(Source code of charts)
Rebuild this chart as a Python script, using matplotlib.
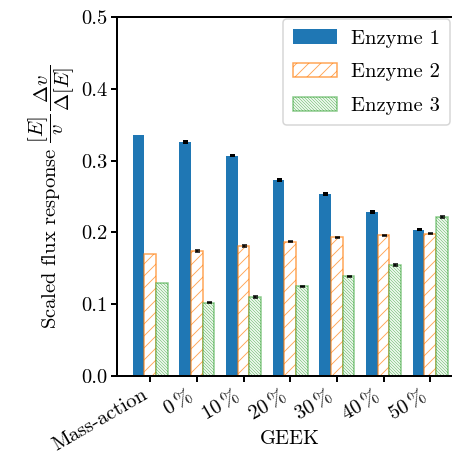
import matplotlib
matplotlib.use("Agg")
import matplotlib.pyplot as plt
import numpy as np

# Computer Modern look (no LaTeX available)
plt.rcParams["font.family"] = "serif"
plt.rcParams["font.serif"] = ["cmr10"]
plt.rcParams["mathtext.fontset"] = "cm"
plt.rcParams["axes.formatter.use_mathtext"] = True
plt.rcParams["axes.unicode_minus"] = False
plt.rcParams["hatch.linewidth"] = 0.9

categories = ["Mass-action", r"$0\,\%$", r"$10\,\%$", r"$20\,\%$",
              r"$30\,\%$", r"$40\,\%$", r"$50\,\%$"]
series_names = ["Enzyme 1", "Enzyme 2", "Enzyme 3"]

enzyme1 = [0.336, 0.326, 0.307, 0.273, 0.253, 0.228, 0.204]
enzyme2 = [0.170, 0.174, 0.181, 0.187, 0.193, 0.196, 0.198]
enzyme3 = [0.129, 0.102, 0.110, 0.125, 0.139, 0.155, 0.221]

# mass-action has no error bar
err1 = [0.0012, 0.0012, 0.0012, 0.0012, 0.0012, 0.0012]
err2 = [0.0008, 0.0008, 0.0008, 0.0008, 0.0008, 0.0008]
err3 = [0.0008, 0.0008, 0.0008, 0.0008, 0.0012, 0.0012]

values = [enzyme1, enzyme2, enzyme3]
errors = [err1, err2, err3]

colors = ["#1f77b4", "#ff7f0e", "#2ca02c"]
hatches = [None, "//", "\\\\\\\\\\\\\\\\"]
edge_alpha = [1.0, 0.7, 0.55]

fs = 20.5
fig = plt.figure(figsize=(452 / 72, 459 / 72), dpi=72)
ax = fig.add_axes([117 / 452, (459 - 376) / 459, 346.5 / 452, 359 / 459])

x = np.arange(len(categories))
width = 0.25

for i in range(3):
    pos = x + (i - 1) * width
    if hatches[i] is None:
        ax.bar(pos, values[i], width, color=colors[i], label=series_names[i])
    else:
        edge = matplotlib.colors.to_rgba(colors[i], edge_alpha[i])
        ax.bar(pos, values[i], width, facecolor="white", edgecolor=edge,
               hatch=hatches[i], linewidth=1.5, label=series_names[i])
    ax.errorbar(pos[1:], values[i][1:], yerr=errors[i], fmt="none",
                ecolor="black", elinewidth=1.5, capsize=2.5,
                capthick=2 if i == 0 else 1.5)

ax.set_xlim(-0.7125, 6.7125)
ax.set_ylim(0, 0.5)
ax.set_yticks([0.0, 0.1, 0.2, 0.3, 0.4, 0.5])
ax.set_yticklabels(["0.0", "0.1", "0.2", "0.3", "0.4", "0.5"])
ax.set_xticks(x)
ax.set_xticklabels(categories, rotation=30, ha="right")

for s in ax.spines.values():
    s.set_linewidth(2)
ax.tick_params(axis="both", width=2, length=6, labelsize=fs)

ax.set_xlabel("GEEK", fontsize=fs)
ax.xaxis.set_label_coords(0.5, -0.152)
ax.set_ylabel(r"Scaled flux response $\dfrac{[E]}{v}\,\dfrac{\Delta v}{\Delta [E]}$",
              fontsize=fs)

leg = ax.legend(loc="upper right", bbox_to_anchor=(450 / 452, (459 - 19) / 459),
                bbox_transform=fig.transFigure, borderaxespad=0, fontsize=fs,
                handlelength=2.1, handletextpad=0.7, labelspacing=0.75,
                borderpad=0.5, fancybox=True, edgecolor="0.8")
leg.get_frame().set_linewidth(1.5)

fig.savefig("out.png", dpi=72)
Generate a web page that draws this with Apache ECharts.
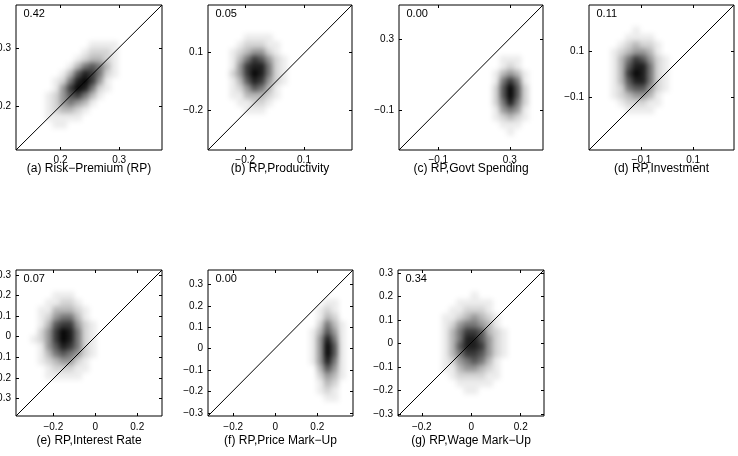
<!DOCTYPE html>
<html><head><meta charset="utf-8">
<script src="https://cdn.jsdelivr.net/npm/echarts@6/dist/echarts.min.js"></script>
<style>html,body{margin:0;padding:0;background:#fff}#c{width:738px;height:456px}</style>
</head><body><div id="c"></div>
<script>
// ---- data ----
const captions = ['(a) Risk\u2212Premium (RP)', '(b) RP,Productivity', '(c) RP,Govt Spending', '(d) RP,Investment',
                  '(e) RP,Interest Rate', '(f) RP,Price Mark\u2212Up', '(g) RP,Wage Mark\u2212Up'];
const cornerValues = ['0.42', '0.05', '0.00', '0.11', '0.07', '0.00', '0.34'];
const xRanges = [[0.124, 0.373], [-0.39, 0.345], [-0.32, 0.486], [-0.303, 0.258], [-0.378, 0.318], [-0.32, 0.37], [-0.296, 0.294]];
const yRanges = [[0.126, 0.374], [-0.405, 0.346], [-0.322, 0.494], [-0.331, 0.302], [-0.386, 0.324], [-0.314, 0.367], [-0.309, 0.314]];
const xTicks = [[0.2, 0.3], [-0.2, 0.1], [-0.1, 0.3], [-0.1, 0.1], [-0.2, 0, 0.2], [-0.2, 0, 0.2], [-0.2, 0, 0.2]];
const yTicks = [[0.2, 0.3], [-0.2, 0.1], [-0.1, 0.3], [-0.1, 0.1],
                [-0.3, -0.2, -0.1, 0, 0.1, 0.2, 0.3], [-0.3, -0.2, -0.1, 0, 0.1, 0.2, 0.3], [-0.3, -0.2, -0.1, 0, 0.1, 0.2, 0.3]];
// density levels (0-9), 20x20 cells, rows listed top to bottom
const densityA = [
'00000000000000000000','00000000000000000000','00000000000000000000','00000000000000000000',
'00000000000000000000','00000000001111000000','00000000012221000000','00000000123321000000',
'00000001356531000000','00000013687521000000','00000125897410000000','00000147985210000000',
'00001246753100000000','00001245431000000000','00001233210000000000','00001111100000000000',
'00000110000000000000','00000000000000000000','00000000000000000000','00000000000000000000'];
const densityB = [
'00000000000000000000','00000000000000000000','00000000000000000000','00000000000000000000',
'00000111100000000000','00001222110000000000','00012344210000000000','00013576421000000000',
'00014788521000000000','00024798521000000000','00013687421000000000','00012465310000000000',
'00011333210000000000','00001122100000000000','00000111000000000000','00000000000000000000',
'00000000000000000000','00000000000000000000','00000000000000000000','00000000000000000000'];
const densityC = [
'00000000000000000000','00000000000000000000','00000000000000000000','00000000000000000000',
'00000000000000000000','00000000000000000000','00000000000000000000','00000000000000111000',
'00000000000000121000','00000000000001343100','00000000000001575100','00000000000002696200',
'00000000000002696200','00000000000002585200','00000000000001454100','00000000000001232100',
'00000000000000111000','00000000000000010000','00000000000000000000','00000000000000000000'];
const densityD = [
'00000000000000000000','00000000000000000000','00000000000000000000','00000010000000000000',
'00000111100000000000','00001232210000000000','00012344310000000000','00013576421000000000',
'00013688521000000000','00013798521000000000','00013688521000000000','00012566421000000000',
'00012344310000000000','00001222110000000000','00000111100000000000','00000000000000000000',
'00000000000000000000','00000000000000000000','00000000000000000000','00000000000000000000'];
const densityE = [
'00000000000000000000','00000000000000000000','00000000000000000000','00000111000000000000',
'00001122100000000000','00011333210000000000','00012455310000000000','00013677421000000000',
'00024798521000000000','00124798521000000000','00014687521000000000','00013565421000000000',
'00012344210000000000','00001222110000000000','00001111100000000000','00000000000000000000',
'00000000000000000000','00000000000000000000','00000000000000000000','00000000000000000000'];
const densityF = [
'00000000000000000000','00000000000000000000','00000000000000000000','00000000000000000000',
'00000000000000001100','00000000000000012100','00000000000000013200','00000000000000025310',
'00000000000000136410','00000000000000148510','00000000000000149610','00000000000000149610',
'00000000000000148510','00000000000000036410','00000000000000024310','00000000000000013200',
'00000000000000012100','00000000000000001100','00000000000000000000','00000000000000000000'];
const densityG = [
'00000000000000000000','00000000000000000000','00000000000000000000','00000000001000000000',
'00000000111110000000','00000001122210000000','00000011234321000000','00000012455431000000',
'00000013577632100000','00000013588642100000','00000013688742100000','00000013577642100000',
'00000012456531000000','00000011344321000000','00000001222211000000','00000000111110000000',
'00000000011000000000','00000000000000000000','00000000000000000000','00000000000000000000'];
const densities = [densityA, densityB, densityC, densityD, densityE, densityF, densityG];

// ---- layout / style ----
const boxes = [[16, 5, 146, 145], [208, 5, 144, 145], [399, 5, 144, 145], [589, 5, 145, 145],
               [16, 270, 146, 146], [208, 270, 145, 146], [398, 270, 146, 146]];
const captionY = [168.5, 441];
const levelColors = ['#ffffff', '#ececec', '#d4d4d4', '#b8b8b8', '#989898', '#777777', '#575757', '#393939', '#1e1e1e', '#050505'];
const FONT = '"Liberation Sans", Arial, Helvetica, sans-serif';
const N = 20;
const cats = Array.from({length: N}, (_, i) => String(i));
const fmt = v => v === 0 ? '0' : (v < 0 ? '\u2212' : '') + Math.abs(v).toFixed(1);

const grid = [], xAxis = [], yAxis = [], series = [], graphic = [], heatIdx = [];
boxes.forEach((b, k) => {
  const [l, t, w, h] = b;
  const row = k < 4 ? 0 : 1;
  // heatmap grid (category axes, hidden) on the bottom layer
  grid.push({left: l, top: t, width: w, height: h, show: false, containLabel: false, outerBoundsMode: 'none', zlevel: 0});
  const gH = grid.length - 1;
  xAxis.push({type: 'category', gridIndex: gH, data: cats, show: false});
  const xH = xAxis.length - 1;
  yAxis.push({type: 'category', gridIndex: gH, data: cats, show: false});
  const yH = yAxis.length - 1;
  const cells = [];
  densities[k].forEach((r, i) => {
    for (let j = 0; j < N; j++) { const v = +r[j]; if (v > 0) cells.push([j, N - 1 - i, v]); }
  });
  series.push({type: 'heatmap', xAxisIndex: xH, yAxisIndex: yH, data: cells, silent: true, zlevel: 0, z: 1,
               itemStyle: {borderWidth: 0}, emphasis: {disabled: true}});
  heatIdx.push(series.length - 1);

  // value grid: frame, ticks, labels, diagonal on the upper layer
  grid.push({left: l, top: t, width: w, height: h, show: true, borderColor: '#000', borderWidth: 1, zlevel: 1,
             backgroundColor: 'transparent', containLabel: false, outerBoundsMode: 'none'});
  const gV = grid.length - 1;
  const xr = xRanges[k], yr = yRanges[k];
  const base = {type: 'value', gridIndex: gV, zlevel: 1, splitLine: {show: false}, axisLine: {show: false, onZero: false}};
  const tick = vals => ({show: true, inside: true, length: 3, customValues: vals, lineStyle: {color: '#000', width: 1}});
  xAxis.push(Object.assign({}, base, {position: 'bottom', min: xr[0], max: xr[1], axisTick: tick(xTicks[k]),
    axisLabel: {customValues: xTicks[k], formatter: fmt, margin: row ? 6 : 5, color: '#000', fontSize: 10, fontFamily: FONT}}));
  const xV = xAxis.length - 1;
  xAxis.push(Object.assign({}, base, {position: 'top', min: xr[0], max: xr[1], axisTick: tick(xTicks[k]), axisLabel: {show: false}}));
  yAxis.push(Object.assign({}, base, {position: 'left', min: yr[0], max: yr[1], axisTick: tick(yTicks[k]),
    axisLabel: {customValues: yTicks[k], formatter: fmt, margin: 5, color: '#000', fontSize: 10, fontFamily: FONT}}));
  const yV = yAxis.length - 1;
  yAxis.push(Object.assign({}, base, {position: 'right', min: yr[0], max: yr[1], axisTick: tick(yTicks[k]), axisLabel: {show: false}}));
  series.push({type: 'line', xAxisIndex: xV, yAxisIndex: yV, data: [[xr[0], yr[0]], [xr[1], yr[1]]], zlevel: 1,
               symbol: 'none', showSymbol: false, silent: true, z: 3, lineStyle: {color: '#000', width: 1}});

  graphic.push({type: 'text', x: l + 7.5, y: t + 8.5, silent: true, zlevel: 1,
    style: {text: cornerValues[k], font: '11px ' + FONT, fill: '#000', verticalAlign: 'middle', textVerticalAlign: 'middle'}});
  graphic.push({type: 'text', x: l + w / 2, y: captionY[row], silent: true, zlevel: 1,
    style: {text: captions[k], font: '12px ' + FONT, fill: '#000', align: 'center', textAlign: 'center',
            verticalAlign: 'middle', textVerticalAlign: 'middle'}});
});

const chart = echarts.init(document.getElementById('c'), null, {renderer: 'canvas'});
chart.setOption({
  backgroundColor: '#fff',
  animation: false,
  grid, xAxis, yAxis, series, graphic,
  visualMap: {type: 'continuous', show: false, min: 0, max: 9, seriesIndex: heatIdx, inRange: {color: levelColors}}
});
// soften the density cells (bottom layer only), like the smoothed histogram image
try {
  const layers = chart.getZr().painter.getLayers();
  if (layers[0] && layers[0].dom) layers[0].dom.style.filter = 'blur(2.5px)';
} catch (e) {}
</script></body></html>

EXERCISE OBJECTIVE:
Gather up the lines that contain the word "this".

WRITTEN SOLUTION:
Rebuild this chart as a Python script, using matplotlib.
Generate a web page that draws this with Apache ECharts.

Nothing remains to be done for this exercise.